Her first pick? “Wild,” by Cheryl Strayed, a memoir recounting the author’s epic hike up the Pacific Crest Trail as she struggles with her mother’s death and a failed marriage.
“I love this book,” Winfrey writes in the July issue of O, The Oprah Magazine, which highlights the new book club on its cover and features an interview with Strayed. “I want to shout it from the mountaintop. I want to shout it from the Web. In fact, I love this book so much and want to talk about it so much, I knew I had to reinvent my book club.”
Oprah’s Book Club 2.0 launches Monday with digital elements like e-books, social media outreach on Facebook and Twitter, and cross-media promotion.
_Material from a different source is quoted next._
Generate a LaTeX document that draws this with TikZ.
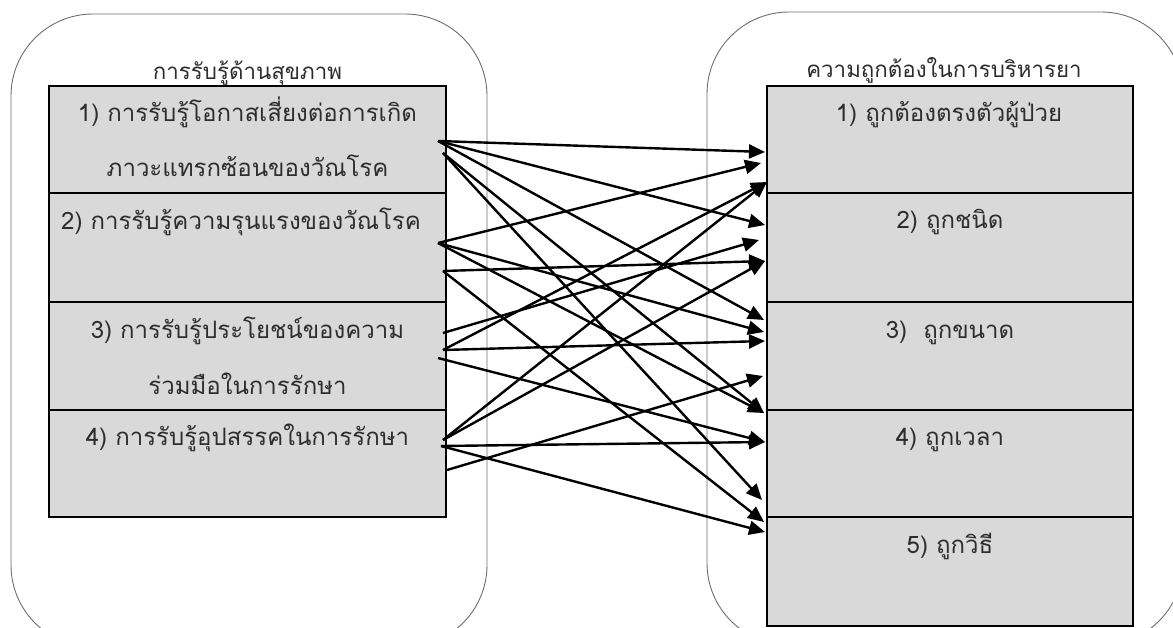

Winfrey taped an online video announcement of the re-launch, calling the book “stimulating, thought-provoking, soul-enhancing.”
“This is way different from the old book club,” she said in the video announcement, posted Friday on her website. "This time it's an interactive, online club for our digital world."
And this time Winfrey won’t have the clout of her 12-million strong network television audience, a popular syndicated talk show, or the momentum of a beloved book club with devoted fans.
Which makes this new enterprise an attempt to answer the – literally – million-dollar question: Does Oprah still have her book mojo?
Previously, while she still had her syndicated network TV show, Winfrey had an almost magical ability to sell books. Between 1996 and 2011, she had chosen 70 books for her wildly popular book club. The selections, kept secret until a “big reveal,” were trumpeted with fanfare on a show that averaged 5 million to 6 million viewers when it ended last year and up to 12 million at its peak. The impact? According to Fordham University marketing professor Al Greco, sales of “Oprah editions” of the 70 titles in her first book club totaled some 55 million copies, reports USA Today.
“Toni Morrison, who had four novels chosen, says she got a bigger sales boost from Winfrey than from winning the Nobel Prize for Literature in 1993,” USA Today adds.